Kami makan siang di Chateau Uplistsikhe, restoran lokal dengan pemandangan bukit dan kebun anggur lokal yang sangat menyegarkan mata. Gega merekomendasikan beberapa makanan khas Georgia seperti Khinkali dan Chashushuli (beef stew).

Setelah makan siang, kami lanjut ke kota Gori, kampung halaman Joseph Stalin. Kami mengunjungi Museum Stalin yang penuh dengan memorabilia, foto, dan bahkan gerbong kereta asli yang pernah digunakan Stalin. Tempat ini memberi sudut pandang menarik tentang sosok yang kontroversial dalam sejarah dunia. Meskipun Stalin adalah salah satu pemimpin besar Uni Sovyet dan besar pengaruhnya terhadap perkembangan komunisme, warga Georgia umumnya tidak bangga dengan fakta bahwa Stalin lahir dan besar di Gori, Georgia. Generasi muda di Georgia menilai, Stalin tidak ada kontribusinya bagi negara Georgia, hanya numpang lahir saja di Georgia, dia lebih banyak berkontribusi pada Uni Sovyet / Rusia. Hubungan politik Georgia dan Rusia memang kurang baik. Sejak bubarnya Uni Sovyet pada tahun 1991, yang mengembalikan status Georgia sebagai negara merdeka, Rusia beberapa kali melakukan aksi militer ke Georgia. Beberapa wilayah Georgia seperti South Ossetia dan Abkhazia, sejak tahun 2008 sampai hari ini diduduki militer Rusia. Warga negara Georgia tidak diperkenankan masuk ke wilayah yang dikuasai Rusia ini. Satu ruangan di musium Stalin ini digunakan pemerintah Georgia untuk memuat foto-foto dan dokumentasi invasi Rusia ke Georgia pada tahun 2008.



Sore hari kami kembali ke Tbilisi untuk melakukan city tour.
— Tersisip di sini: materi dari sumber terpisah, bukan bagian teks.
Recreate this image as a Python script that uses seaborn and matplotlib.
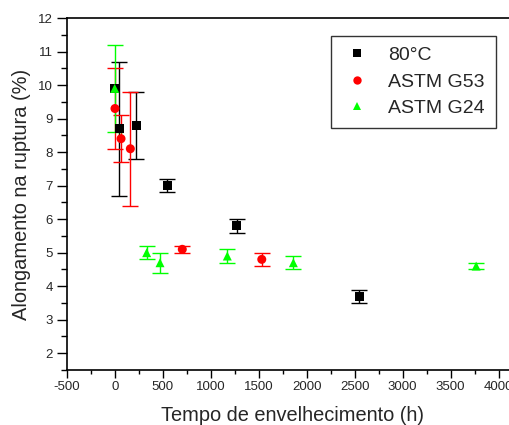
import pandas as pd
import seaborn as sns
import matplotlib.pyplot as plt
from matplotlib.ticker import MultipleLocator
from matplotlib.lines import Line2D

# Dados: tempo (h), alongamento (%) e erro
series = ['80°C', 'ASTM G53', 'ASTM G24']

tempo_80c = [0, 48, 222, 545, 1271, 2546]
along_80c = [9.9, 8.7, 8.8, 7.0, 5.8, 3.7]
erro_80c = [0.0, 2.0, 1.0, 0.2, 0.2, 0.2]

tempo_g53 = [3, 66, 163, 704, 1532]
along_g53 = [9.3, 8.4, 8.1, 5.1, 4.8]
erro_g53 = [1.2, 0.7, 1.7, 0.1, 0.2]

tempo_g24 = [0, 333, 472, 1173, 1861, 3765]
along_g24 = [9.9, 5.0, 4.7, 4.9, 4.7, 4.6]
erro_g24 = [1.3, 0.2, 0.3, 0.2, 0.2, 0.1]

cores = {'80°C': '#000000', 'ASTM G53': '#ff0000', 'ASTM G24': '#00ff00'}
marcadores = {'80°C': 's', 'ASTM G53': 'o', 'ASTM G24': '^'}

df = pd.concat([
    pd.DataFrame({'tempo': tempo_80c, 'along': along_80c, 'erro': erro_80c, 'serie': '80°C'}),
    pd.DataFrame({'tempo': tempo_g53, 'along': along_g53, 'erro': erro_g53, 'serie': 'ASTM G53'}),
    pd.DataFrame({'tempo': tempo_g24, 'along': along_g24, 'erro': erro_g24, 'serie': 'ASTM G24'}),
], ignore_index=True)

sns.set_style('ticks')
plt.rcParams['font.family'] = ['Liberation Sans', 'DejaVu Sans']
plt.rcParams['axes.unicode_minus'] = False

fig = plt.figure(figsize=(5.1, 4.25), dpi=100)
ax = fig.add_axes([66.7 / 510, 1 - 370 / 425, 451.2 / 510, 352 / 425])

# barras de erro
for s in series:
    d = df[(df['serie'] == s) & (df['erro'] > 0)]
    ax.errorbar(d['tempo'], d['along'], yerr=d['erro'], fmt='none',
                ecolor=cores[s], elinewidth=1, capsize=5.5, capthick=1, zorder=2)

sns.scatterplot(data=df, x='tempo', y='along', hue='serie', style='serie',
                palette=cores, markers=marcadores, s=42, linewidth=0,
                legend=False, ax=ax, zorder=3)

ax.set_xlim(-500, 4200)
ax.set_ylim(1.5, 12)
ax.xaxis.set_major_locator(MultipleLocator(500))
ax.xaxis.set_minor_locator(MultipleLocator(250))
ax.yaxis.set_major_locator(MultipleLocator(1))
ax.yaxis.set_minor_locator(MultipleLocator(0.5))
ax.tick_params(axis='both', which='major', direction='out', labelsize=9.5, width=1, color='black')
ax.tick_params(axis='both', which='minor', direction='out', width=1, color='black')
ax.tick_params(axis='y', which='major', length=7, pad=3)
ax.tick_params(axis='y', which='minor', length=4)
ax.tick_params(axis='x', which='major', length=6, pad=2)
ax.tick_params(axis='x', which='minor', length=3)
for sp in ax.spines.values():
    sp.set_visible(True)
    sp.set_linewidth(1.2)
    sp.set_color('black')

ax.set_xlabel('Tempo de envelhecimento (h)', fontsize=14.4, labelpad=9)
ax.set_ylabel('Alongamento na ruptura (%)', fontsize=14.4, labelpad=5)

handles = [Line2D([], [], marker=marcadores[s], color=cores[s], linestyle='none',
                  markersize=6, markeredgewidth=0) for s in series]
leg = ax.legend(handles, series, loc='upper left', bbox_to_anchor=(0.586, 0.949),
                borderaxespad=0, fontsize=14, frameon=True, fancybox=False,
                edgecolor='black', labelspacing=0.45, handletextpad=0.8,
                borderpad=0.55, handlelength=1.6)
leg.get_frame().set_linewidth(1)

plt.savefig('out.png', dpi=100)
Perhentian pertama, kami naik kereta gantung ke Patung Mother of Georgia. Saat keluar dari stasiun cable car, seorang seniman accordion menyapa kami dan bertanya dari mana. Saat kita jawab dari Indonesia, dia langsung memainkan lagu Indonesia Raya dengan accordion nya. Suatu kejutan yang menyenangkan.

Guide kami Gega menginformasikan bahwa seniman tersebut hafal hampir seluruh lagu kebangsaan dari negara-negara dunia. Kami lanjut berjalan ke arah patung Mother of Georgia. Patung ini berbentuk wanita yang memegang pedang dan cawan. Dibangun pada era Uni Sovyet pada tahun 1958, patung ini memiliki ketinggian 20 meter dan berdiri di puncak bukit. Dari platform di sekitar patung ini, kami menikmati panorama kota tua Tbilisi yang indah saat matahari mulai tenggelam.



Untuk makan malam, kami mencari suasana berbeda dan makan di Shang Yuan Chinese Restaurant di kota tua. Rasanya unik menikmati masakan Tiongkok di tengah suasana kota tua Eropa Timur. Makanannya enak-enak, cocok untuk menetralisir selera kami yang sudah seminggu terus makan dengan menu Caucasian food. Pemilik restoran sangat ramah, dia cerita pernah ke Bali dua kali untuk acara keagamaan. Malam ditutup dengan berjalan kaki santai menyusuri Old Town Tbilisi. Jalan-jalan batu, lampu-lampu kuning temaram, kafe-kafe kecil, dan arsitektur klasik memberi kesan romantis dan damai. Ini adalah cara sempurna mengakhiri perjalanan kami di Georgia. Besok pagi, kami akan melanjutkan perjalanan lewat darat ke Armenia.



Perjalanan 5 hari 4 malam di Georgia sungguh luar biasa, paduan antara sejarah kuno, alam pegunungan yang dramatis, pengalaman main salju pertama untuk cucu kami, kuliner yang lezat dan budaya wine yang unik, serta kota tua yang penuh kehidupan. Dari Telavi yang tenang hingga Tbilisi yang semarak, setiap sudut negara ini meninggalkan kesan mendalam. Georgia bukan sekadar destinasi, tapi pengalaman yang akan selalu dikenang.